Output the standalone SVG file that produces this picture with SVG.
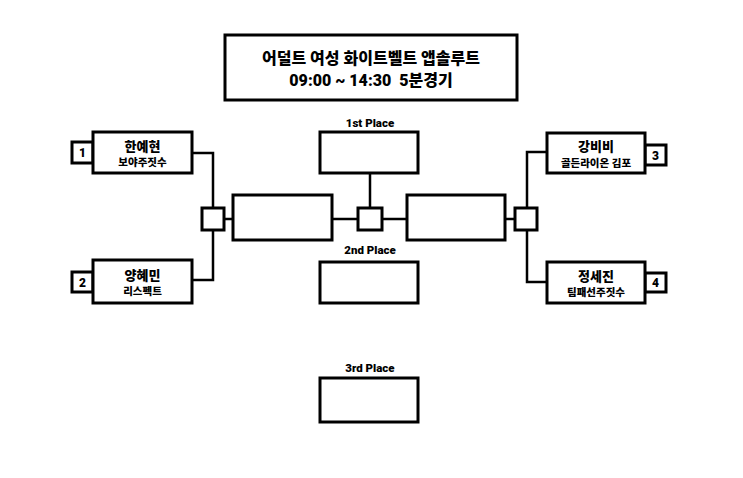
<svg xmlns="http://www.w3.org/2000/svg" width="743" height="478" viewBox="0 0 743 478">
<style>
.b{fill:#fff;stroke:#000;stroke-width:3}
.c{fill:none;stroke:#000;stroke-width:2.5}
text{font-family:Roboto,"Noto Sans CJK KR","Noto Sans",sans-serif;font-weight:900;fill:#000;text-anchor:middle;white-space:pre}
.t{font-size:16px}
.n{font-size:13px}
.s{font-size:10.5px}
.num{font-size:12px}
.p{font-size:11.5px}
</style>
<rect width="743" height="478" fill="#fff"/>
<g id="connectors">
<path class="c" d="M192,153 H213 V280 H192"/>
<path class="c" d="M224,219 H233 M332,219 H357 M370,208 V173 M382,219 H407 M505,219 H515"/>
<path class="c" d="M547,152 H527 V282 H547"/>
</g>
<g id="title">
<rect class="b" x="225" y="35" width="292" height="65"/>
<text class="t" x="371" y="64">어덜트 여성 화이트벨트 앱솔루트</text>
<text class="t" x="371" y="86" xml:space="preserve">09:00 ~ 14:30  5분경기</text>
</g>
<g id="p1">
<rect class="b" x="72" y="142" width="21" height="21"/>
<text class="num" x="82.5" y="157">1</text>
<rect class="b" x="93" y="132" width="99" height="41"/>
<text class="n" x="142.5" y="150.5">한예현</text>
<text class="s" x="142.5" y="166">보야주짓수</text>
</g>
<g id="p2">
<rect class="b" x="72" y="272" width="21" height="20"/>
<text class="num" x="82.5" y="286.5">2</text>
<rect class="b" x="93" y="260" width="99" height="43"/>
<text class="n" x="142.5" y="279.5">양혜민</text>
<text class="s" x="142.5" y="295">리스펙트</text>
</g>
<g id="p3">
<rect class="b" x="645" y="145" width="21" height="20"/>
<text class="num" x="655.5" y="159.5">3</text>
<rect class="b" x="547" y="133" width="98" height="40"/>
<text class="n" x="596" y="151">강비비</text>
<text class="s" x="596" y="166.5">골든라이온 김포</text>
</g>
<g id="p4">
<rect class="b" x="645" y="273" width="21" height="19"/>
<text class="num" x="655.5" y="287">4</text>
<rect class="b" x="547" y="262" width="98" height="41"/>
<text class="n" x="596" y="280.5">정세진</text>
<text class="s" x="596" y="296">팀패선주짓수</text>
</g>
<g id="sq-left"><rect class="b" x="202" y="208" width="22" height="22"/></g>
<g id="semi-left"><rect class="b" x="233" y="195" width="99" height="45"/></g>
<g id="sq-center"><rect class="b" x="358" y="208" width="24" height="22"/></g>
<g id="semi-right"><rect class="b" x="407" y="195" width="98" height="45"/></g>
<g id="sq-right"><rect class="b" x="515" y="208" width="22" height="22"/></g>
<g id="first">
<text class="p" x="370" y="127">1st Place</text>
<rect class="b" x="320" y="132" width="98" height="41"/>
</g>
<g id="second">
<text class="p" x="370" y="254">2nd Place</text>
<rect class="b" x="320" y="262" width="98" height="41"/>
</g>
<g id="third">
<text class="p" x="370" y="372">3rd Place</text>
<rect class="b" x="320" y="378" width="98" height="44"/>
</g>
</svg>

● **Exercise task**:
All the lines above are to be given again exactly as they read, with the pictures removed.

● **Answer to this exercise**:
Output the standalone SVG file that produces this picture with SVG.
<svg xmlns="http://www.w3.org/2000/svg" width="743" height="478" viewBox="0 0 743 478">
<style>
.b{fill:#fff;stroke:#000;stroke-width:3}
.c{fill:none;stroke:#000;stroke-width:2.5}
text{font-family:Roboto,"Noto Sans CJK KR","Noto Sans",sans-serif;font-weight:900;fill:#000;text-anchor:middle;white-space:pre}
.t{font-size:16px}
.n{font-size:13px}
.s{font-size:10.5px}
.num{font-size:12px}
.p{font-size:11.5px}
</style>
<rect width="743" height="478" fill="#fff"/>
<g id="connectors">
<path class="c" d="M192,153 H213 V280 H192"/>
<path class="c" d="M224,219 H233 M332,219 H357 M370,208 V173 M382,219 H407 M505,219 H515"/>
<path class="c" d="M547,152 H527 V282 H547"/>
</g>
<g id="title">
<rect class="b" x="225" y="35" width="292" height="65"/>
<text class="t" x="371" y="64">어덜트 여성 화이트벨트 앱솔루트</text>
<text class="t" x="371" y="86" xml:space="preserve">09:00 ~ 14:30  5분경기</text>
</g>
<g id="p1">
<rect class="b" x="72" y="142" width="21" height="21"/>
<text class="num" x="82.5" y="157">1</text>
<rect class="b" x="93" y="132" width="99" height="41"/>
<text class="n" x="142.5" y="150.5">한예현</text>
<text class="s" x="142.5" y="166">보야주짓수</text>
</g>
<g id="p2">
<rect class="b" x="72" y="272" width="21" height="20"/>
<text class="num" x="82.5" y="286.5">2</text>
<rect class="b" x="93" y="260" width="99" height="43"/>
<text class="n" x="142.5" y="279.5">양혜민</text>
<text class="s" x="142.5" y="295">리스펙트</text>
</g>
<g id="p3">
<rect class="b" x="645" y="145" width="21" height="20"/>
<text class="num" x="655.5" y="159.5">3</text>
<rect class="b" x="547" y="133" width="98" height="40"/>
<text class="n" x="596" y="151">강비비</text>
<text class="s" x="596" y="166.5">골든라이온 김포</text>
</g>
<g id="p4">
<rect class="b" x="645" y="273" width="21" height="19"/>
<text class="num" x="655.5" y="287">4</text>
<rect class="b" x="547" y="262" width="98" height="41"/>
<text class="n" x="596" y="280.5">정세진</text>
<text class="s" x="596" y="296">팀패선주짓수</text>
</g>
<g id="sq-left"><rect class="b" x="202" y="208" width="22" height="22"/></g>
<g id="semi-left"><rect class="b" x="233" y="195" width="99" height="45"/></g>
<g id="sq-center"><rect class="b" x="358" y="208" width="24" height="22"/></g>
<g id="semi-right"><rect class="b" x="407" y="195" width="98" height="45"/></g>
<g id="sq-right"><rect class="b" x="515" y="208" width="22" height="22"/></g>
<g id="first">
<text class="p" x="370" y="127">1st Place</text>
<rect class="b" x="320" y="132" width="98" height="41"/>
</g>
<g id="second">
<text class="p" x="370" y="254">2nd Place</text>
<rect class="b" x="320" y="262" width="98" height="41"/>
</g>
<g id="third">
<text class="p" x="370" y="372">3rd Place</text>
<rect class="b" x="320" y="378" width="98" height="44"/>
</g>
</svg>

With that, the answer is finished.